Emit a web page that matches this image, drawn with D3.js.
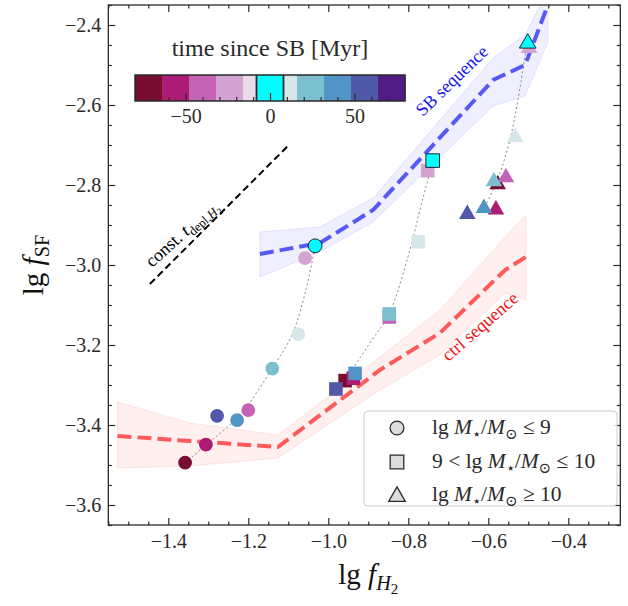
<!DOCTYPE html>
<html><head><meta charset="utf-8">
<script src="https://cdn.jsdelivr.net/npm/d3@7"></script>
<style>
body{margin:0;background:#fff;}
svg{font-family:"Liberation Serif","DejaVu Serif",serif;}
</style></head><body>
<svg id="chart" width="628" height="606"></svg>
<script>
// ---- axis ticks ----
const xTicks = [-1.4, -1.2, -1.0, -0.8, -0.6, -0.4];
const yTicks = [-3.6, -3.4, -3.2, -3.0, -2.8, -2.6, -2.4];

// ---- colour bins: time since starburst [Myr] ----
const timeEdges = [-80, -64, -48, -32, -16, -8, 8, 16, 32, 48, 64, 80];
const timeColors = ['#770d30', '#ac1c74', '#c463b4', '#d3a3d1', '#e9dbea', '#00ffff',
                    '#d5e7e9', '#7cc0d0', '#5294c6', '#4f58a9', '#511c84'];
const cbarTicks = [-50, 0, 50];

// ---- SB sequence (median + scatter band) ----
const sbFH2  = [-1.171, -1.021, -0.888, -0.588, -0.508, -0.451];
const sbFSF  = [-2.9725, -2.945, -2.8625, -2.5375, -2.500, -2.350];
const sbLow  = [-3.030, -2.9675, -2.8925, -2.6025, -2.5775, -2.4425];
const sbHigh = [-2.9175, -2.905, -2.8325, -2.4825, -2.425, -2.3125];

// ---- control sequence ----
const ctrlFH2  = [-1.527, -1.346, -1.126, -0.871, -0.721, -0.558, -0.506];
const ctrlFSF  = [-3.4275, -3.440, -3.455, -3.2625, -3.170, -3.0125, -2.980];
const ctrlLow  = [-3.5075, -3.5025, -3.4825, -3.3125, -3.225, -3.070, -3.0875];
const ctrlHigh = [-3.3425, -3.395, -3.425, -3.230, -3.1125, -2.930, -2.875];

// ---- snapshots, binned by stellar mass ----
const snapTime = [-72, -56, -40, -24, 0, 12, 24, 40, 56];
const circleFH2 = [-1.358, -1.306, -1.200, -1.058, -1.033, -1.075, -1.140, -1.228, -1.278];
const circleFSF = [-3.494, -3.449, -3.363, -2.983, -2.952, -3.173, -3.259, -3.388, -3.377];
const squareFH2 = [-0.958, -0.9375, -0.8475, -0.7515, -0.739, -0.775, -0.8475, -0.933, -0.981];
const squareFSF = [-3.289, -3.283, -3.130, -2.764, -2.739, -2.942, -3.1225, -3.271, -3.310];
const triFH2 = [-0.5765, -0.581, -0.556, -0.498, -0.5015, -0.533, -0.586, -0.611, -0.6525];
const triFSF = [-2.795, -2.858, -2.7775, -2.454, -2.442, -2.677, -2.7875, -2.854, -2.869];

// ---- evolutionary tracks (dotted guides) ----
const circleTrackFH2 = [-1.358, -1.306, -1.221, -1.146, -1.091, -1.056, -1.033];
const circleTrackFSF = [-3.495, -3.450, -3.375, -3.2675, -3.175, -3.0625, -2.9525];
const squareTrackFH2 = [-0.946, -0.891, -0.848, -0.796, -0.771, -0.738];
const squareTrackFSF = [-3.270, -3.1875, -3.1225, -2.9625, -2.8625, -2.7375];
const triTrackFH2 = [-0.603, -0.571, -0.546, -0.526, -0.503];
const triTrackFSF = [-2.845, -2.770, -2.6875, -2.5875, -2.445];

// ---- constant depletion time reference line ----
const deplFH2 = [-1.446, -1.096];
const deplFSF = [-3.0475, -2.6975];

// ---- legend ----
const legendShapes = ['circle', 'square', 'triangle'];

// ===================================================================
const svg = d3.select('#chart');
const X0 = 108.3, X1 = 620.3, Y0 = 5, Y1 = 525;
const x = d3.scaleLinear().domain([-1.55, -0.27]).range([X0, X1]);
const y = d3.scaleLinear().domain([-3.65, -2.35]).range([Y1, Y0]);
const color = d3.scaleThreshold().domain(timeEdges.slice(1, -1)).range(timeColors);
const fmt = d3.format('.1f');
const INK = '#2a2a2a';

function rich(sel, parts, fs) {
  let cur = 0;
  parts.forEach(p => {
    const L = p.sub || 0;
    const target = L === 0 ? 0 : (L === 1 ? 0.22 * fs : 0.36 * fs);
    const ts = sel.append('tspan').text(p.s)
      .attr('dy', target - cur)
      .style('font-size', (L === 0 ? fs : L === 1 ? fs * 0.7 : fs * 0.52) + 'px');
    if (p.i) ts.style('font-style', 'italic');
    cur = target;
  });
}

svg.append('defs').append('clipPath').attr('id', 'plot')
  .append('rect').attr('x', X0).attr('y', Y0).attr('width', X1 - X0).attr('height', Y1 - Y0);
const plot = svg.append('g').attr('clip-path', 'url(#plot)');

// bands
function band(xs, lo, hi, col) {
  const area = d3.area().x((d, i) => x(xs[i])).y0((d, i) => y(lo[i])).y1((d, i) => y(hi[i]));
  plot.append('path').attr('d', area(xs)).attr('fill', col).attr('fill-opacity', 0.09)
    .attr('stroke', col).attr('stroke-opacity', 0.12).attr('stroke-width', 1);
}
band(sbFH2, sbLow, sbHigh, '#5050ff');
band(ctrlFH2, ctrlLow, ctrlHigh, '#ff5050');

function seqLine(xs, ys, col) {
  const line = d3.line().x((d, i) => x(xs[i])).y((d, i) => y(ys[i]));
  plot.append('path').attr('d', line(xs)).attr('fill', 'none').attr('stroke', col)
    .attr('stroke-width', 4).attr('stroke-dasharray', '14,6');
}
seqLine(sbFH2, sbFSF, '#5858f6');
seqLine(ctrlFH2, ctrlFSF, '#ff5a5a');

// depletion-time line
plot.append('path')
  .attr('d', d3.line().x((d, i) => x(deplFH2[i])).y((d, i) => y(deplFSF[i]))(deplFH2))
  .attr('stroke', '#000').attr('stroke-width', 2).attr('stroke-dasharray', '7,4').attr('fill', 'none');

// dotted tracks
function track(xs, ys) {
  const line = d3.line().x((d, i) => x(xs[i])).y((d, i) => y(ys[i])).curve(d3.curveCatmullRom);
  plot.append('path').attr('d', line(xs)).attr('fill', 'none').attr('stroke', '#888')
    .attr('stroke-width', 1).attr('stroke-dasharray', '2,2.5');
}
track(circleTrackFH2, circleTrackFSF);
track(squareTrackFH2, squareTrackFSF);
track(triTrackFH2, triTrackFSF);

// markers
const symType = { circle: d3.symbolCircle, square: d3.symbolSquare, triangle: d3.symbolTriangle };
const symSize = { circle: 150, square: 185, triangle: 120 };
function scatter(xs, ys, shape) {
  const idx = snapTime.map((t, i) => i).sort((a, b) => (snapTime[a] === 0) - (snapTime[b] === 0));
  idx.forEach(i => {
    const t = snapTime[i];
    const off = shape === 'triangle' ? 1.5 : 0;
    plot.append('path')
      .attr('d', d3.symbol(symType[shape], symSize[shape])())
      .attr('transform', `translate(${x(xs[i])},${y(ys[i]) + off})`)
      .attr('fill', color(t))
      .attr('stroke', t === 0 ? '#111' : 'none')
      .attr('stroke-width', 0.9);
  });
}
scatter(circleFH2, circleFSF, 'circle');
scatter(squareFH2, squareFSF, 'square');
scatter(triFH2, triFSF, 'triangle');

// annotations
svg.append('text').attr('transform', 'translate(456,85) rotate(-44)')
  .attr('text-anchor', 'middle').attr('fill', '#1010ee').style('font-size', '18px').text('SB sequence');
svg.append('text').attr('transform', 'translate(484,331) rotate(-41)')
  .attr('text-anchor', 'middle').attr('fill', '#f01010').style('font-size', '18px').text('ctrl sequence');
const dpT = svg.append('text').attr('transform', 'translate(152,268) rotate(-42)')
  .attr('text-anchor', 'start').attr('fill', '#000');
rich(dpT, [{ s: 'const. ' }, { s: 't', i: true }, { s: 'depl,', sub: 1 }, { s: 'H', i: true, sub: 1 }, { s: '2', sub: 2 }], 18);

// axes: inward ticks on all four sides
function minorVals(dom, step, majors) {
  const out = [];
  for (let v = Math.ceil(dom[0] / step) * step; v <= dom[1] + 1e-9; v += step) {
    const r = Math.round(v * 100) / 100;
    if (!majors.some(m => Math.abs(m - r) < 1e-6)) out.push(r);
  }
  return out;
}
const xMinor = minorVals(x.domain(), 0.05, xTicks);
const yMinor = minorVals(y.domain(), 0.05, yTicks);

function styleAxis(g) {
  g.select('.domain').remove();
  g.selectAll('.tick line').attr('stroke', INK).attr('stroke-width', 1.2);
  g.selectAll('.tick text').attr('fill', INK).style('font-size', '20px')
    .style('font-family', '"Liberation Serif","DejaVu Serif",serif');
}
const axes = svg.append('g');
axes.append('g').attr('transform', `translate(0,${Y1})`)
  .call(d3.axisBottom(x).tickValues(xTicks).tickSize(-7).tickPadding(9).tickFormat(fmt)).call(styleAxis);
axes.append('g').attr('transform', `translate(0,${Y1})`)
  .call(d3.axisBottom(x).tickValues(xMinor).tickSize(-3.5).tickFormat('')).call(styleAxis);
axes.append('g').attr('transform', `translate(0,${Y0})`)
  .call(d3.axisTop(x).tickValues(xTicks).tickSize(-7).tickFormat('')).call(styleAxis);
axes.append('g').attr('transform', `translate(0,${Y0})`)
  .call(d3.axisTop(x).tickValues(xMinor).tickSize(-3.5).tickFormat('')).call(styleAxis);
axes.append('g').attr('transform', `translate(${X0},0)`)
  .call(d3.axisLeft(y).tickValues(yTicks).tickSize(-7).tickPadding(7).tickFormat(fmt)).call(styleAxis);
axes.append('g').attr('transform', `translate(${X0},0)`)
  .call(d3.axisLeft(y).tickValues(yMinor).tickSize(-3.5).tickFormat('')).call(styleAxis);
axes.append('g').attr('transform', `translate(${X1},0)`)
  .call(d3.axisRight(y).tickValues(yTicks).tickSize(-7).tickFormat('')).call(styleAxis);
axes.append('g').attr('transform', `translate(${X1},0)`)
  .call(d3.axisRight(y).tickValues(yMinor).tickSize(-3.5).tickFormat('')).call(styleAxis);
svg.append('rect').attr('x', X0).attr('y', Y0).attr('width', X1 - X0).attr('height', Y1 - Y0)
  .attr('fill', 'none').attr('stroke', INK).attr('stroke-width', 1.3);

// axis titles
const xl = svg.append('text').attr('x', (X0 + X1) / 2 + 4).attr('y', 584).attr('text-anchor', 'middle').attr('fill', '#111');
rich(xl, [{ s: 'lg ' }, { s: 'f', i: true }, { s: 'H', i: true, sub: 1 }, { s: '2', sub: 2 }], 29);
const yl = svg.append('text').attr('transform', `translate(43,${(Y0 + Y1) / 2}) rotate(-90)`)
  .attr('text-anchor', 'middle').attr('fill', '#111');
rich(yl, [{ s: 'lg ' }, { s: 'f', i: true }, { s: 'SF', sub: 1 }], 29);

// colour bar
const cx = d3.scaleLinear().domain([-80, 80]).range([135, 405]);
const CB0 = 75, CB1 = 101;
const cb = svg.append('g');
cb.selectAll('rect.bin').data(timeColors).join('rect').attr('class', 'bin')
  .attr('x', (d, i) => cx(timeEdges[i])).attr('y', CB0)
  .attr('width', (d, i) => cx(timeEdges[i + 1]) - cx(timeEdges[i]) + 0.5).attr('height', CB1 - CB0)
  .attr('fill', d => d);
[-8, 8].forEach(v => cb.append('line').attr('x1', cx(v)).attr('x2', cx(v)).attr('y1', CB0).attr('y2', CB1)
  .attr('stroke', INK).attr('stroke-width', 1.8));
const cbMinor = d3.range(-70, 71, 10).filter(v => !cbarTicks.includes(v));
cb.append('g').attr('transform', `translate(0,${CB1})`)
  .call(d3.axisBottom(cx).tickValues(cbMinor).tickSize(-4).tickFormat('')).call(styleAxis);
cb.append('g').attr('transform', `translate(0,${CB1})`)
  .call(d3.axisBottom(cx).tickValues(cbarTicks).tickSize(-8).tickPadding(8).tickFormat(d3.format('d'))).call(styleAxis);
cb.append('rect').attr('x', cx(-80)).attr('y', CB0).attr('width', cx(80) - cx(-80)).attr('height', CB1 - CB0)
  .attr('fill', 'none').attr('stroke', INK).attr('stroke-width', 1.5);
svg.append('text').attr('x', 270).attr('y', 56).attr('text-anchor', 'middle').attr('fill', INK)
  .style('font-size', '24px').text('time since SB [Myr]');

// legend
const lg = svg.append('g');
lg.append('rect').attr('x', 364).attr('y', 411).attr('width', 253).attr('height', 95).attr('rx', 4)
  .attr('fill', '#fff').attr('fill-opacity', 0.85).attr('stroke', '#ccc').attr('stroke-width', 1);
const legendParts = [
  [{ s: 'lg ' }, { s: 'M', i: true }, { s: '⋆', sub: 1 }, { s: '/' }, { s: 'M', i: true }, { s: '⊙', sub: 1 }, { s: ' ≤ 9' }],
  [{ s: '9 < lg ' }, { s: 'M', i: true }, { s: '⋆', sub: 1 }, { s: '/' }, { s: 'M', i: true }, { s: '⊙', sub: 1 }, { s: ' ≤ 10' }],
  [{ s: 'lg ' }, { s: 'M', i: true }, { s: '⋆', sub: 1 }, { s: '/' }, { s: 'M', i: true }, { s: '⊙', sub: 1 }, { s: ' ≥ 10' }]
];
const rowY = [428, 462, 495];
legendShapes.forEach((sh, i) => {
  lg.append('path').attr('d', d3.symbol(symType[sh], symSize[sh])())
    .attr('transform', `translate(397,${rowY[i] + (sh === 'triangle' ? 1.5 : 0)})`)
    .attr('fill', '#dcdcdc').attr('stroke', INK).attr('stroke-width', 1.3);
  const t = lg.append('text').attr('x', 432).attr('y', rowY[i] + 6).attr('fill', INK);
  rich(t, legendParts[i], 21.5);
});
</script>
</body></html>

+-------+

## [TASK TO CARRY OUT]
Leave the pictures out and please restate exactly the lines running from the start of the material through the one with "const cbarTicks = [-50, 0, 50];".

## [SOLUTION TO THIS TASK]
Emit a web page that matches this image, drawn with D3.js.
<!DOCTYPE html>
<html><head><meta charset="utf-8">
<script src="https://cdn.jsdelivr.net/npm/d3@7"></script>
<style>
body{margin:0;background:#fff;}
svg{font-family:"Liberation Serif","DejaVu Serif",serif;}
</style></head><body>
<svg id="chart" width="628" height="606"></svg>
<script>
// ---- axis ticks ----
const xTicks = [-1.4, -1.2, -1.0, -0.8, -0.6, -0.4];
const yTicks = [-3.6, -3.4, -3.2, -3.0, -2.8, -2.6, -2.4];

// ---- colour bins: time since starburst [Myr] ----
const timeEdges = [-80, -64, -48, -32, -16, -8, 8, 16, 32, 48, 64, 80];
const timeColors = ['#770d30', '#ac1c74', '#c463b4', '#d3a3d1', '#e9dbea', '#00ffff',
                    '#d5e7e9', '#7cc0d0', '#5294c6', '#4f58a9', '#511c84'];
const cbarTicks = [-50, 0, 50];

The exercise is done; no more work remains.